You will notice that between 2005 and 2007, we had gotten to a place where on December 31st, we were totally balanced and were not relying on borrowing from ourselves in order to handle the operations of the conference.  I have to think this was a conscious decision to try and do this, but I don't know with certainty.  

The next two negative years of 2008 and 2009 were a function of the new apportionment model and the changes made for 2009 with the pending but not yet finalized sale of our camp at Woodland Park, CO called Templed Hills impacting on our decision making.

Here is my memory: The RMC really struggled financially in 2008. We had embarked on a new apportionment model and our fielding of that program was problematic.  We had bills we needed to pay, people accounts, and the negative numbers for 2008 are very close to the income/expenses differences for the 2008 budget.

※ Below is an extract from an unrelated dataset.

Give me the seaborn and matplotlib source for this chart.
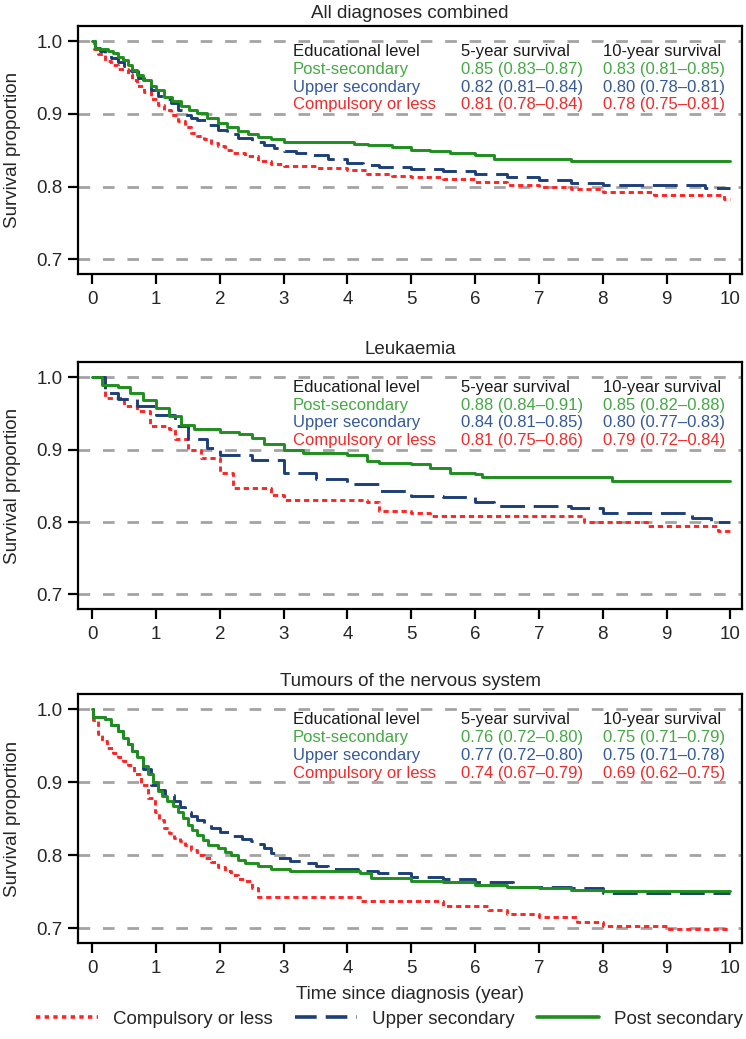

Factored into this discussion was a technically driven decision, associated with Templed Hills, by our supporting bank, to suspend our line of credit.  

To summarize, we:  
  • Did not have a line of credit in order to make payroll.  
  • Were sitting on more designated and restricted money than we would need in a singled day, and perhaps the most important factor in this,
  • Had (by late 2008) a very good offer on Templed Hills.  


If readers want to discuss Templed Hills, let me know, but I don't wish to engage in the efficacy of the decision. We were losing a lot of money annually on Templed Hills and we reached a decision in 2007 to sell.  

In order to make payroll in 2008, the first year of the new apportionment model, we had to use designated and restricted funds to support the budget.  Said another way, because we did not have a line of credit, we had to finance ourselves the shortfall of income in relation to expenses.  

I will cover apportionment income to budget expenses in a separate piece later.  

We made changes in the apportionment model for 2009 and also significantly reduced expenses.  You see the impact of that on the Undesignated short fall in 2009.  It went from down about $500K to down less than $200K.  A lot of credit should go here to Wayne Bettendorf (Conference Treasurer) and Bishop Elaine.  Others were factors in this.  

We then completed the sale of Templed Hills and you see that change in Undesignated cash for 2010.  

I have been asked, "where did the Templed Hills money go?"  

Much of the Templed Hills money was used to make up the shortfall we had created by financing the RMC in 2008 (the budget) out of the designated and  restricted accounts.  I am sure some see that as problematic and I agree.  I also saw it as necessary to avoid a crisis. 

Conference Reserve.  That positive number of nearly $300K in 2010 does NOT show the decision out of the Templed Hills moneys (plus income over expenses for 2009 in the budget) to create a conference cash reserve. By definition, now that it had a designation, it was now a designated account.   

The Rocky Mountain Conference went from nearly bankrupt in 2008 to sitting in a very good cash position by the end of 2010.  

This happened because:

  • We tweaked the apportionment model to yield more income.
  • We reduced budgeted spending considerably (nearly $1,000,000 in 2009). 
  • We got out from under the negative cash flow issues of Templed Hills.
  • We effectively eliminated the need for a line of credit by creating a Conference reserve. 

While the red numbers from 2001 to 2009 are a function of "accounting", I think the blue numbers are another matter entirely. They show resources which have not been designated as having a home. To the best of my knowledge, this is real money and represents potential funds for investment elsewhere.


It should be noted that because the Conference reserve is now a designated account, we actually have in that account plus undesignated moneys, as of December 31, 2016 right at $1,500,000 in cash available to us to lubricate the financial systems and back stop needs for cash to support unexpected requirements. This is a swing from the end of 2008 to the end of 2016 of right at $2,000,000.       
Selah, Dennis

The next blog is HERE.  

The apportionment is called "Connectional Giving" in the Rocky Mountain Conference.  This new naming occurred early in 2017.